Friday, February 23, 2018

St David's Day 2018

Anthem for St  David
A voice resounds
and seas and mountains echo here and there
prophetic tidings
blowing, like the wind
Dewi Sant!  Dewi Sant! 
    A towering figure strides
    his every step is marking out a path
    whose steady purpose
    is to lead beyond the hills
   Dewi Sant! Dewi Sant!

With all his strength he bends,
and binds his soul to one
whose Principality
is founded on a Cross
Salvator mundi, Salvator mundi

March 1st is the Feast day of David, Patron Saint of Wales. We know relatively little about St David, not even the precise dates of his life. Best estimates suggest that he died around 590 AD in what was, for that period, very old age. Over fourteen centuries have passed since then, yet David is far from forgotten. It is no surprise, perhaps, that he is the patron saint of Wales, since Wales was the land of his birth, the focus of most of his work, and even yet the home of his major shrine – St David’s Cathedral in the town of St David’s on the Welsh coast of the Irish Sea.

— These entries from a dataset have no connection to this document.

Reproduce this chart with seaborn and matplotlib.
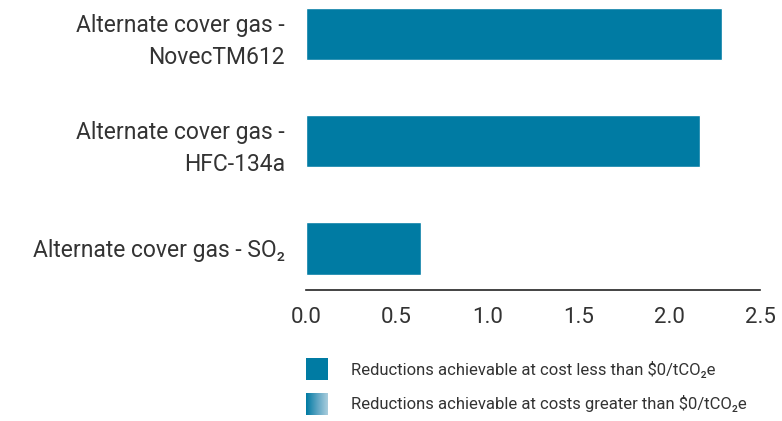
import numpy as np
import pandas as pd
import seaborn as sns
import matplotlib.pyplot as plt
from matplotlib.colors import LinearSegmentedColormap

# values
categories = ["Alternate cover gas -\nNovecTM612",
              "Alternate cover gas -\nHFC-134a",
              "Alternate cover gas - SO\u2082"]
reductions = [2.29, 2.17, 0.635]
x_ticks = [0.0, 0.5, 1.0, 1.5, 2.0, 2.5]
legend_labels = ["Reductions achievable at cost less than $0/tCO\u2082e",
                 "Reductions achievable at costs greater than $0/tCO\u2082e"]

teal = "#007ba3"
fonts = ["Roboto", "DejaVu Sans"]

sns.set_style("white")
plt.rcParams["font.family"] = fonts

df = pd.DataFrame({"category": categories, "value": reductions})

fig = plt.figure(figsize=(7.82, 4.21), dpi=100)
ax = fig.add_axes([0.391, 0.311, 0.581, 0.689])
sns.barplot(data=df, y="category", x="value", orient="h", color=teal,
            saturation=1, width=0.49, ax=ax)

ax.set_xlim(0, 2.5)
ax.set_ylim(2.39, -0.318)
ax.set_xticks(x_ticks)
ax.set_xticklabels([f"{t:.1f}" for t in x_ticks], fontsize=16, color="#333333")
ax.set_yticks(range(len(categories)))
ax.set_yticklabels(categories, fontsize=16.5, color="#333333", ha="right",
                   multialignment="right", linespacing=1.5)
ax.tick_params(axis="both", length=0)
ax.tick_params(axis="y", pad=15)
ax.tick_params(axis="x", pad=12)
ax.set_xlabel("")
ax.set_ylabel("")
for side in ["top", "right", "left"]:
    ax.spines[side].set_visible(False)
ax.spines["bottom"].set_color("#222222")
ax.spines["bottom"].set_linewidth(1.2)

# legend swatches drawn by hand (solid + gradient)
W, H = 782, 421
sw1 = fig.add_axes([306 / W, 1 - 380 / H, 22 / W, 22 / H])
sw1.set_facecolor(teal)
sw2 = fig.add_axes([306 / W, 1 - 415 / H, 22 / W, 22 / H])
grad = np.linspace(0, 1, 64).reshape(1, -1)
cmap = LinearSegmentedColormap.from_list("g", [teal, "#5aa3c2", "#a9cddd"])
sw2.imshow(grad, aspect="auto", cmap=cmap, extent=[0, 1, 0, 1])
for s in (sw1, sw2):
    s.set_xticks([])
    s.set_yticks([])
    for sp in s.spines.values():
        sp.set_visible(False)

fig.text(351 / W, 1 - 369 / H, legend_labels[0], fontsize=12,
         color="#333333", va="center", ha="left")
fig.text(351 / W, 1 - 404 / H, legend_labels[1], fontsize=12,
         color="#333333", va="center", ha="left")

fig.savefig("out.png", dpi=100)
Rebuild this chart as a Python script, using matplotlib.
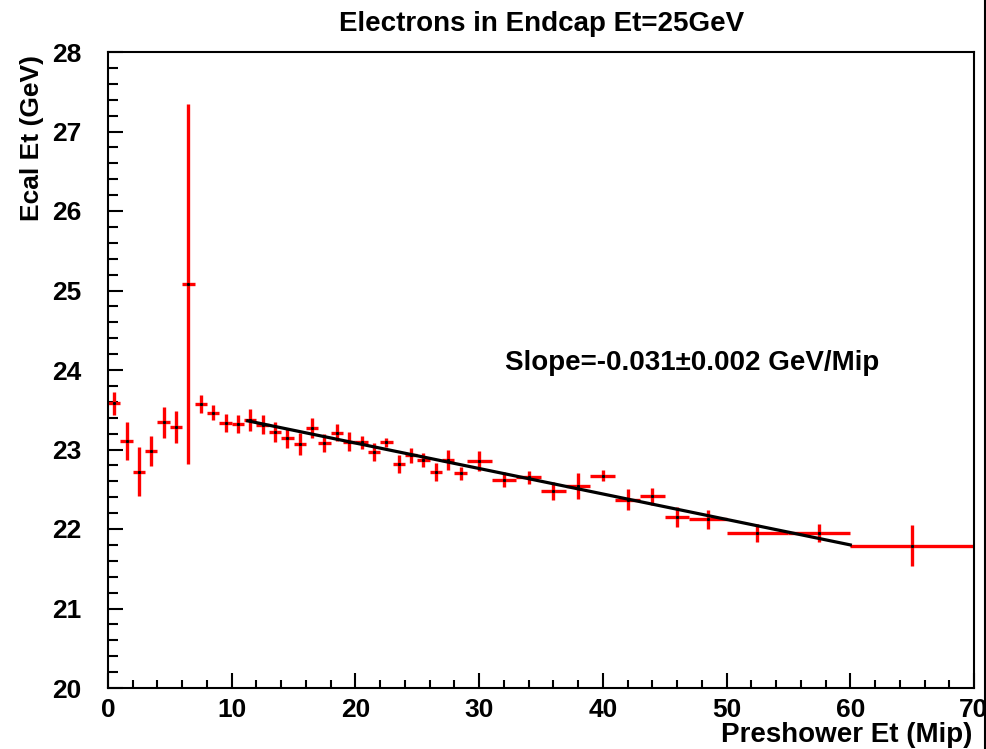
import matplotlib
matplotlib.use("Agg")
import matplotlib.pyplot as plt
from matplotlib.ticker import MultipleLocator
from matplotlib.lines import Line2D

plt.rcParams['font.family'] = ['Liberation Sans', 'DejaVu Sans']
plt.rcParams['font.weight'] = 'bold'

# ---- data ----
x_center = [0.5, 1.5, 2.5, 3.5, 4.5, 5.5, 6.5, 7.5, 8.5, 9.5,
            10.5, 11.5, 12.5, 13.5, 14.5, 15.5, 16.5, 17.5, 18.5, 19.5,
            20.5, 21.5, 22.5, 23.5, 24.5, 25.5, 26.5, 27.5, 28.5,
            30, 32, 34, 36, 38, 40, 42, 44, 46,
            48.5, 52.5, 57.5, 65]
x_halfwidth = [0.5, 0.5, 0.5, 0.5, 0.5, 0.5, 0.5, 0.5, 0.5, 0.5,
               0.5, 0.5, 0.5, 0.5, 0.5, 0.5, 0.5, 0.5, 0.5, 0.5,
               0.5, 0.5, 0.5, 0.5, 0.5, 0.5, 0.5, 0.5, 0.5,
               1, 1, 1, 1, 1, 1, 1, 1, 1,
               1.5, 2.5, 2.5, 5]
ecal_et = [23.58, 23.11, 22.72, 22.98, 23.34, 23.28, 25.08, 23.57, 23.46, 23.33,
           23.32, 23.37, 23.31, 23.22, 23.15, 23.07, 23.27, 23.08, 23.21, 23.10,
           23.09, 22.97, 23.09, 22.82, 22.93, 22.87, 22.72, 22.87, 22.70,
           22.85, 22.62, 22.65, 22.48, 22.54, 22.67, 22.37, 22.41, 22.15,
           22.12, 21.95, 21.95, 21.79]
ecal_err = [0.145, 0.24, 0.31, 0.19, 0.20, 0.20, 2.26, 0.11, 0.095, 0.115,
            0.115, 0.14, 0.12, 0.12, 0.125, 0.135, 0.12, 0.11, 0.105, 0.12,
            0.085, 0.11, 0.055, 0.11, 0.095, 0.09, 0.115, 0.125, 0.085,
            0.125, 0.095, 0.08, 0.115, 0.165, 0.07, 0.13, 0.105, 0.125,
            0.115, 0.11, 0.11, 0.26]

fit_x = [11.3, 60.0]
fit_y = [23.36, 21.80]

title = "Electrons in Endcap Et=25GeV"
xlabel = "Preshower Et (Mip)"
ylabel = "Ecal Et (GeV)"
fit_text = "Slope=-0.031\u00b10.002 GeV/Mip"

W, H = 987, 749
fig = plt.figure(figsize=(W / 100, H / 100), dpi=100)
ax = fig.add_axes([108 / W, 1 - 688 / H, (974 - 108) / W, (688 - 52) / H])

ax.errorbar(x_center, ecal_et, xerr=x_halfwidth, yerr=ecal_err, fmt='none',
            ecolor='#ff0000', elinewidth=2.4, capsize=0, zorder=2)
ax.plot(x_center, ecal_et, ls='none', marker='s', ms=1.2, color='black', zorder=3)
ax.plot(fit_x, fit_y, color='black', lw=2.3, zorder=4)

ax.set_xlim(0, 70)
ax.set_ylim(20, 28)
ax.xaxis.set_major_locator(MultipleLocator(10))
ax.xaxis.set_minor_locator(MultipleLocator(2))
ax.yaxis.set_major_locator(MultipleLocator(1))
ax.yaxis.set_minor_locator(MultipleLocator(0.2))

for s in ax.spines.values():
    s.set_linewidth(1.5)
ax.tick_params(axis='both', which='both', direction='in', top=False, right=False,
               width=1.5)
ax.tick_params(axis='x', which='major', length=11, pad=7, labelsize=19)
ax.tick_params(axis='x', which='minor', length=6)
ax.tick_params(axis='y', which='major', length=11, pad=19, labelsize=19)
ax.tick_params(axis='y', which='minor', length=7)
for lab in ax.get_xticklabels() + ax.get_yticklabels():
    lab.set_fontweight('bold')

fig.text(542 / W, 1 - 24 / H, title, ha='center', va='center',
         fontsize=20, fontweight='bold')
fig.text(505 / W, 1 - 370 / H, fit_text, ha='left', va='baseline',
         fontsize=20, fontweight='bold')
fig.text(972 / W, 1 - 742 / H, xlabel, ha='right', va='baseline',
         fontsize=20, fontweight='bold')
fig.text(32 / W, 1 - 55 / H, ylabel, ha='center', va='top', rotation=90,
         fontsize=19, fontweight='bold')

# canvas border line at right edge
fig.add_artist(Line2D([985.5 / W, 985.5 / W], [0, 1], color='black', lw=1.5,
                      transform=fig.transFigure))

fig.savefig("out.png", dpi=100)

Much more surprising is the fact that in almost every state of the United States there is at least one church dedicated to David. This is a truly remarkable fact. Modern America is very far removed from Celtic Wales, not just by thousands of miles and hundreds of years, but by huge cultural differences – so big in fact that the kind of life Americans live today would have been literally inconceivable to David. He could never have made even the wildest guess that in the far distant future Christians with a radically different life-style would nevertheless be dedicating their churches to him.

St David's Cathedral, Wales
Yet, there are many ties that bind us to him still. He read the same Bible, preached the same Gospel, celebrated the same sacraments, and put his faith in the same God. Moreover, he shared the same sense of Christian mission described in the Epistle set for this day. Like Paul, David saw himself “entrusted with the message of the gospel, not to please mortals, but to please the God who tests our hearts.” The monasteries he established are testimony to this, since the way of life they prescribed was very austere -- simple fare, no alcohol, strenuous labor. It was this austerity, nonetheless, that attracted a large number of converts among people who wanted their faith to make a real difference to the way they led their lives.

The Gospel for St David’s Day is very short. "The kingdom of God” Jesus declares, “is as if someone would scatter seed on the ground, and would sleep and rise night and day, and the seed would sprout and grow, he does not know how. The earth produces of itself, first the stalk, then the head, then the full grain in the head. But when the grain is ripe, at once he goes in with his sickle, because the harvest has come."

David planted seeds without knowing how they would sprout and grow. God gave them the earth to grow in. All these generations later, we are part of the very large harvest that has come.  It is impossible to envisage a world fourteen centuries in the future, as remote from us as ours is from St David's. But we know that we have also been entrusted with the Gospel in our time, precisely to plant seeds for a future only God can imagine.